回憶起往事,湯照臉上浮現出濃濃的心疼,儘管過去十年,傷痕卻還是無法平息。

“我常常去看她,雖然她什麼都不說,但我知道,她狀態並不好。”

“她成夜成夜的失眠,睡不著覺,做噩夢,反反複複被驚醒。那段日子她瘦的厲害,吃什麼吐什麼,成了皮包骨,隻剩骨頭架子。”

“我有的時候會在門口,等著她安穩睡著了再走,可這樣的時候很少。更多的是,被她的夢話和嘔吐聲嚇得重新衝進去。”

賀潯始終沉默著,眼底若骸骨遍野。

不知想到什麼,湯照又是長歎了一聲。她垂首,狠狠用掌心搓了把臉。

她一直沒抬頭,視線低低垂落,“就在出事兒那年的冬天,她自殺了。”

一句話,像把匕首,重重紮在賀潯心口。

他猛地抬眼看湯照,死寂般的瞳孔終於有所動靜,震顫劇烈,巨大的窒息感籠罩過來,痛苦若洶湧的海潮,像要把他的身體扯碎。

湯照聲音悶重,“醫生說,她的創傷後應激障礙導致了抑鬱症並發,很嚴重。

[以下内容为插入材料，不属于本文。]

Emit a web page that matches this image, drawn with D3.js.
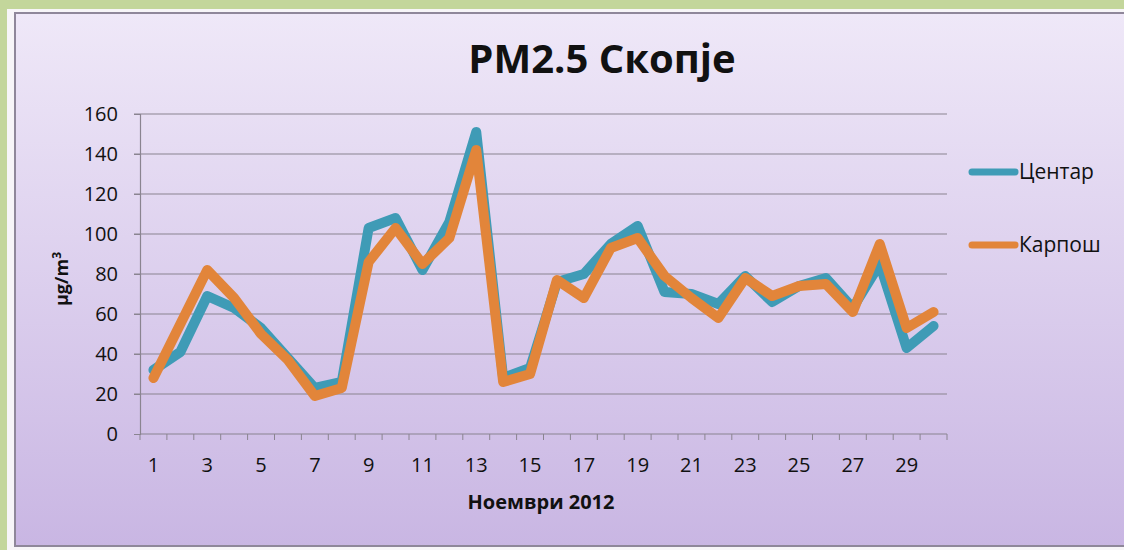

”

“我把她救回來兩次。”

賀潯不知道自己是怎麼聽下去的。

最嚴重的時候,黎月箏和湯照說,“湯警官,要不算了吧。”

可那樣的黎月箏,仍舊能感覺到湯照對她的堅持和保護。

湯照帶她去延水邊上看風景,帶她去看日出,帶她去看仍在努力生活的郝瑛蓮母女,帶她去看埋著島島的地方,也帶她去她曾經住過的那棟筒子樓。

回來後,黎月箏大哭了一場。

哭完,她和湯照說,我要活下去。

黎月箏病的很重,卻也很積極地配合治療。

她的狀態日漸好轉,開始吃得下東西,也重新拿起課本。

她說她要再參加高考,要考大學。

當時湯照理所當然以為她要報那張錄取通知書上的學校,然而黎月箏沉默了好長一段時間後道,她要去京西,考京西大學的新聞係。

她想當記者,站在黑暗的對立麵。

黎月箏順利考入京大之後,湯照也因為工作調動去了京西。

她們時常保持著聯係,不忙的時候也會見麵。

黎月箏一邊打工一邊上學,日子過得緊巴,但她入學的第一周,就去了一個拳館報名。

就是那瘦的像張紙的身體,背著郝知夏在樹林裡逃亡了那麼久。

她想變得強壯,想提高自己的體能,想遇到危險的時候有自救的機會。

如果可以,也想救彆人。

黎月箏成績很好,所有的空餘時間都用來打工,賺的錢一部分給自己,一部分以匿名資助人的名義給了郝瑛蓮母女。

湯照知道,她一直掙紮在當初沒有救下郝知夏的痛苦裡,一天一天,一年一年,強迫自己用時間撫平傷痕。

比起同齡人,黎月箏過得要更辛苦些。

她學習,為成為記者而刻苦。

她打拳,為變得強壯而努力。

她堅持,為了活下去。

這是一場黎月箏對自己的救贖。

她用十年的時間,在進行一場自救。